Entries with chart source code
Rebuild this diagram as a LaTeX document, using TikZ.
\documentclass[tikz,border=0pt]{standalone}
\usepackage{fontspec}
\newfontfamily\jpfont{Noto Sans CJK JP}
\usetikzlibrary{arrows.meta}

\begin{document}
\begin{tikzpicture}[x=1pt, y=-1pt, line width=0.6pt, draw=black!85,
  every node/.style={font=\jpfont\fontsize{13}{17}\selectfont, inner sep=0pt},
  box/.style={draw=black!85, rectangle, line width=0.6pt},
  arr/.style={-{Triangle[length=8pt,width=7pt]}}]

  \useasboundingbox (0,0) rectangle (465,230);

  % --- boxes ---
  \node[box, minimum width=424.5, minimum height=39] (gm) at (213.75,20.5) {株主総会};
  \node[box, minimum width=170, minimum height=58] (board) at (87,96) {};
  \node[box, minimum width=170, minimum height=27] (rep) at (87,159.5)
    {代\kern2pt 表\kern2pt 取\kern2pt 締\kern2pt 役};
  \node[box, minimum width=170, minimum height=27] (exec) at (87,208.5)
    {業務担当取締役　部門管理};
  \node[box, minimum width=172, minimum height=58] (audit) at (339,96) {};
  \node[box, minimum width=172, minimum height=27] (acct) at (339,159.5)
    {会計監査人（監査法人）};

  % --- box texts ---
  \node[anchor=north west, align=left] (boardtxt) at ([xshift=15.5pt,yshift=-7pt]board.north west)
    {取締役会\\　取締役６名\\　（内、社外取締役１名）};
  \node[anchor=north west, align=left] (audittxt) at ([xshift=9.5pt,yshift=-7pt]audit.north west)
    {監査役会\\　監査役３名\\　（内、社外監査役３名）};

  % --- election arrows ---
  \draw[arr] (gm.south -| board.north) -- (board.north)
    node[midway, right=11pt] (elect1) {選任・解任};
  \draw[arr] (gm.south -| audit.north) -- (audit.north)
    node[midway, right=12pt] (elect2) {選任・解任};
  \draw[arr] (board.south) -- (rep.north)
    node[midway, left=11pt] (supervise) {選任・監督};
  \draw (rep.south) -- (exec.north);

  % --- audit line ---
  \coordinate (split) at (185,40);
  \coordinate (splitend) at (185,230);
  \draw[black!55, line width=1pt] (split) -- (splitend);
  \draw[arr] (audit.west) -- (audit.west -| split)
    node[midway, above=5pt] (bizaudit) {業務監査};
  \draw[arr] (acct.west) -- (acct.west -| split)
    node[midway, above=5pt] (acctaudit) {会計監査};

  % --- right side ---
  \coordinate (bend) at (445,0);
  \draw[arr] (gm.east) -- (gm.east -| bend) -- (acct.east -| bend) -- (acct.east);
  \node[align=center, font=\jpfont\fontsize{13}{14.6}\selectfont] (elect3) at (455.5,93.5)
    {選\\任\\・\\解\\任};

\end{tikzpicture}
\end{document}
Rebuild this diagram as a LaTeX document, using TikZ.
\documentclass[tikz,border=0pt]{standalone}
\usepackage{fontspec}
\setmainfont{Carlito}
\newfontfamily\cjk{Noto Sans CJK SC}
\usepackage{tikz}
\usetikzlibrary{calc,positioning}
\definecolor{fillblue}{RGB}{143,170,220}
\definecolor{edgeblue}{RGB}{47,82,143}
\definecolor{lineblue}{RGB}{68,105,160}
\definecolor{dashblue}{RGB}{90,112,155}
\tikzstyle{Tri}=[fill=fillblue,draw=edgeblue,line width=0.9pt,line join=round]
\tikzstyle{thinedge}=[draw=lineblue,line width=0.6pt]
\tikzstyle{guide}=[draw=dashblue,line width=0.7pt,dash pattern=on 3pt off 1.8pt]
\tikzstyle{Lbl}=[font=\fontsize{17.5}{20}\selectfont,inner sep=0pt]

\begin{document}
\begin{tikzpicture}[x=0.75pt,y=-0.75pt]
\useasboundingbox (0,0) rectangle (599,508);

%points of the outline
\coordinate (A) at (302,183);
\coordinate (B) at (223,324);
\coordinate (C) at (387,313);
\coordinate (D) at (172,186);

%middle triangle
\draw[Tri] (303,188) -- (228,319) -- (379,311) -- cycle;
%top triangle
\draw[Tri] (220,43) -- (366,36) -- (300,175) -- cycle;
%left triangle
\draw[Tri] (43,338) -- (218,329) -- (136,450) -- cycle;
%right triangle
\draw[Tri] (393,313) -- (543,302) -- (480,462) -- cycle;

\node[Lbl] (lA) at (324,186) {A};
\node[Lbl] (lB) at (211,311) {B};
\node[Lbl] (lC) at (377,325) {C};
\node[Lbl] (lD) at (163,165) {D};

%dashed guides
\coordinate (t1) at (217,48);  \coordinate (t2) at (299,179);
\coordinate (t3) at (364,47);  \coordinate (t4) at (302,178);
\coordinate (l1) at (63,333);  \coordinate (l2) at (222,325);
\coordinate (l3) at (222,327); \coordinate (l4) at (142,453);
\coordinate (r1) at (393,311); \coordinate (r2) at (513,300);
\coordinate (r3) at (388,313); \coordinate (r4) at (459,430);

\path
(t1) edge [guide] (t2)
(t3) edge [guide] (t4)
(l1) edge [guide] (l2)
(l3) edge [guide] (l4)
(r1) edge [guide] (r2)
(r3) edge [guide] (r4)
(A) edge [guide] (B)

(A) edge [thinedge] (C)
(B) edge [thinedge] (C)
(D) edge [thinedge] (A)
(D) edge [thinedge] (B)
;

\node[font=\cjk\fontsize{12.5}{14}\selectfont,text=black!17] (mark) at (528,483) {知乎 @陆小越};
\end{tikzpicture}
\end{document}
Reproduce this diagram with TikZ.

▶ PROBLEM REQUIREMENTS
Copy out all the entries shown above, character for character.

▶ REPLY
Rebuild this diagram as a LaTeX document, using TikZ.
\documentclass[tikz,border=0pt]{standalone}
\usepackage{fontspec}
\newfontfamily\jpfont{Noto Sans CJK JP}
\usetikzlibrary{arrows.meta}

\begin{document}
\begin{tikzpicture}[x=1pt, y=-1pt, line width=0.6pt, draw=black!85,
  every node/.style={font=\jpfont\fontsize{13}{17}\selectfont, inner sep=0pt},
  box/.style={draw=black!85, rectangle, line width=0.6pt},
  arr/.style={-{Triangle[length=8pt,width=7pt]}}]

  \useasboundingbox (0,0) rectangle (465,230);

  % --- boxes ---
  \node[box, minimum width=424.5, minimum height=39] (gm) at (213.75,20.5) {株主総会};
  \node[box, minimum width=170, minimum height=58] (board) at (87,96) {};
  \node[box, minimum width=170, minimum height=27] (rep) at (87,159.5)
    {代\kern2pt 表\kern2pt 取\kern2pt 締\kern2pt 役};
  \node[box, minimum width=170, minimum height=27] (exec) at (87,208.5)
    {業務担当取締役　部門管理};
  \node[box, minimum width=172, minimum height=58] (audit) at (339,96) {};
  \node[box, minimum width=172, minimum height=27] (acct) at (339,159.5)
    {会計監査人（監査法人）};

  % --- box texts ---
  \node[anchor=north west, align=left] (boardtxt) at ([xshift=15.5pt,yshift=-7pt]board.north west)
    {取締役会\\　取締役６名\\　（内、社外取締役１名）};
  \node[anchor=north west, align=left] (audittxt) at ([xshift=9.5pt,yshift=-7pt]audit.north west)
    {監査役会\\　監査役３名\\　（内、社外監査役３名）};

  % --- election arrows ---
  \draw[arr] (gm.south -| board.north) -- (board.north)
    node[midway, right=11pt] (elect1) {選任・解任};
  \draw[arr] (gm.south -| audit.north) -- (audit.north)
    node[midway, right=12pt] (elect2) {選任・解任};
  \draw[arr] (board.south) -- (rep.north)
    node[midway, left=11pt] (supervise) {選任・監督};
  \draw (rep.south) -- (exec.north);

  % --- audit line ---
  \coordinate (split) at (185,40);
  \coordinate (splitend) at (185,230);
  \draw[black!55, line width=1pt] (split) -- (splitend);
  \draw[arr] (audit.west) -- (audit.west -| split)
    node[midway, above=5pt] (bizaudit) {業務監査};
  \draw[arr] (acct.west) -- (acct.west -| split)
    node[midway, above=5pt] (acctaudit) {会計監査};

  % --- right side ---
  \coordinate (bend) at (445,0);
  \draw[arr] (gm.east) -- (gm.east -| bend) -- (acct.east -| bend) -- (acct.east);
  \node[align=center, font=\jpfont\fontsize{13}{14.6}\selectfont] (elect3) at (455.5,93.5)
    {選\\任\\・\\解\\任};

\end{tikzpicture}
\end{document}
Rebuild this diagram as a LaTeX document, using TikZ.
\documentclass[tikz,border=0pt]{standalone}
\usepackage{fontspec}
\setmainfont{Carlito}
\newfontfamily\cjk{Noto Sans CJK SC}
\usepackage{tikz}
\usetikzlibrary{calc,positioning}
\definecolor{fillblue}{RGB}{143,170,220}
\definecolor{edgeblue}{RGB}{47,82,143}
\definecolor{lineblue}{RGB}{68,105,160}
\definecolor{dashblue}{RGB}{90,112,155}
\tikzstyle{Tri}=[fill=fillblue,draw=edgeblue,line width=0.9pt,line join=round]
\tikzstyle{thinedge}=[draw=lineblue,line width=0.6pt]
\tikzstyle{guide}=[draw=dashblue,line width=0.7pt,dash pattern=on 3pt off 1.8pt]
\tikzstyle{Lbl}=[font=\fontsize{17.5}{20}\selectfont,inner sep=0pt]

\begin{document}
\begin{tikzpicture}[x=0.75pt,y=-0.75pt]
\useasboundingbox (0,0) rectangle (599,508);

%points of the outline
\coordinate (A) at (302,183);
\coordinate (B) at (223,324);
\coordinate (C) at (387,313);
\coordinate (D) at (172,186);

%middle triangle
\draw[Tri] (303,188) -- (228,319) -- (379,311) -- cycle;
%top triangle
\draw[Tri] (220,43) -- (366,36) -- (300,175) -- cycle;
%left triangle
\draw[Tri] (43,338) -- (218,329) -- (136,450) -- cycle;
%right triangle
\draw[Tri] (393,313) -- (543,302) -- (480,462) -- cycle;

\node[Lbl] (lA) at (324,186) {A};
\node[Lbl] (lB) at (211,311) {B};
\node[Lbl] (lC) at (377,325) {C};
\node[Lbl] (lD) at (163,165) {D};

%dashed guides
\coordinate (t1) at (217,48);  \coordinate (t2) at (299,179);
\coordinate (t3) at (364,47);  \coordinate (t4) at (302,178);
\coordinate (l1) at (63,333);  \coordinate (l2) at (222,325);
\coordinate (l3) at (222,327); \coordinate (l4) at (142,453);
\coordinate (r1) at (393,311); \coordinate (r2) at (513,300);
\coordinate (r3) at (388,313); \coordinate (r4) at (459,430);

\path
(t1) edge [guide] (t2)
(t3) edge [guide] (t4)
(l1) edge [guide] (l2)
(l3) edge [guide] (l4)
(r1) edge [guide] (r2)
(r3) edge [guide] (r4)
(A) edge [guide] (B)

(A) edge [thinedge] (C)
(B) edge [thinedge] (C)
(D) edge [thinedge] (A)
(D) edge [thinedge] (B)
;

\node[font=\cjk\fontsize{12.5}{14}\selectfont,text=black!17] (mark) at (528,483) {知乎 @陆小越};
\end{tikzpicture}
\end{document}
Reproduce this diagram with TikZ.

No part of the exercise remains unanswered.